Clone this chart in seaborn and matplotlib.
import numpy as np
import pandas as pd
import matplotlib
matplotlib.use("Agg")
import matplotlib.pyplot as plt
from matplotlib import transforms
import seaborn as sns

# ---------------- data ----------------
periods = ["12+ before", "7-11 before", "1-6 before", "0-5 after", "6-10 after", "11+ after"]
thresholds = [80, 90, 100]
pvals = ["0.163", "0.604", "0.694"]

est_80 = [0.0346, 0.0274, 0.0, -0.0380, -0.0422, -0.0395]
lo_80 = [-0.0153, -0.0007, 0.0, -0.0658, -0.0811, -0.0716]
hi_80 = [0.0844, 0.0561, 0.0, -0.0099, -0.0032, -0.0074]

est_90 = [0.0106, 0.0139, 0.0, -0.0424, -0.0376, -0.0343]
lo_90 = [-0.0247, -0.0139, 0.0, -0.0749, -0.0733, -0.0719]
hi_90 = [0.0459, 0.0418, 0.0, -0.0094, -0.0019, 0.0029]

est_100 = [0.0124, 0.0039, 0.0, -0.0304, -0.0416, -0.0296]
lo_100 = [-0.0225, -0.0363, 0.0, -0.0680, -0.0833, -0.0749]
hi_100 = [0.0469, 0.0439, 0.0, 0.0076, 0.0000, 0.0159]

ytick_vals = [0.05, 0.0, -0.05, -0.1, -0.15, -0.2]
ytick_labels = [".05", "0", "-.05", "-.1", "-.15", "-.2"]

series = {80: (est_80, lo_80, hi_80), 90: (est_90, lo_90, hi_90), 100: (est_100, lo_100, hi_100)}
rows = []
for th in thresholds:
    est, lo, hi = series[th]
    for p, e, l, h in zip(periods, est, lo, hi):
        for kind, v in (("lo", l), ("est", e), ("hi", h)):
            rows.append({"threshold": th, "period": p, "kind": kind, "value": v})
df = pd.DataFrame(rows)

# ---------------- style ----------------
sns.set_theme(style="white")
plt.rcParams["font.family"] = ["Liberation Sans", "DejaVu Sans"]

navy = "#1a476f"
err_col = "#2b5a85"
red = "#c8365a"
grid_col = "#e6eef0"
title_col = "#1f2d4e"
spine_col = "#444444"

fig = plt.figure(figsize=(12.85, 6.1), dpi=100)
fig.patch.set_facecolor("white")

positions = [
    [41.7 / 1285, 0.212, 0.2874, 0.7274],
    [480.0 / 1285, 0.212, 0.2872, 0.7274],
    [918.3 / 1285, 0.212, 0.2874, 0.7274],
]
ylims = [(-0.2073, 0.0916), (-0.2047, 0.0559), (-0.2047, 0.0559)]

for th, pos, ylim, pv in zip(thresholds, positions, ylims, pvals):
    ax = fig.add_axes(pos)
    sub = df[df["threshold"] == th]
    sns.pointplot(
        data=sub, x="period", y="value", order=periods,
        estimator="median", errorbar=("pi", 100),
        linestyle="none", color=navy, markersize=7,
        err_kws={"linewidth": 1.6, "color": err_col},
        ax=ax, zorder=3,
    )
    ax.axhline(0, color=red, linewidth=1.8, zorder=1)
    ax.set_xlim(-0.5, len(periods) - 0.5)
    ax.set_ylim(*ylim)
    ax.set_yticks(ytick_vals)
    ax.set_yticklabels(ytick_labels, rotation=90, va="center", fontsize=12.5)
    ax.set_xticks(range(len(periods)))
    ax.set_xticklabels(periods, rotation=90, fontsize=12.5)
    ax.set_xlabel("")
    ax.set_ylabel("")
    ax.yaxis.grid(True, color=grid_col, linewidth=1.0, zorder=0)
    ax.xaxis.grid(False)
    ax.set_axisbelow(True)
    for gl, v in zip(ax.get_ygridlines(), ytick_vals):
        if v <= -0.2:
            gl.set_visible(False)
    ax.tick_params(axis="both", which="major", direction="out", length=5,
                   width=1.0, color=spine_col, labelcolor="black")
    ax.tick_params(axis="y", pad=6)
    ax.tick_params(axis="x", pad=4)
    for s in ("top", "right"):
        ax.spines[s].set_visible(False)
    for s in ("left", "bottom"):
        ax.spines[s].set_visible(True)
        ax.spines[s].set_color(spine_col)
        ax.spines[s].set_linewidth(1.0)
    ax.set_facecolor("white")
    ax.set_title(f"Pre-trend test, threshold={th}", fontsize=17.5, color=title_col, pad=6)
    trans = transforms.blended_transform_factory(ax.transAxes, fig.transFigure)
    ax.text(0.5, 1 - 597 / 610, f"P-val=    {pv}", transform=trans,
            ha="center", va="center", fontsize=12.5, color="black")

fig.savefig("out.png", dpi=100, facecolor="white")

·····

REQUIREMENT = Look through the data above. Copy every line with the string "matplotlib" in it.

FULL ANSWER =
Clone this chart in seaborn and matplotlib.
import matplotlib
matplotlib.use("Agg")
import matplotlib.pyplot as plt
from matplotlib import transforms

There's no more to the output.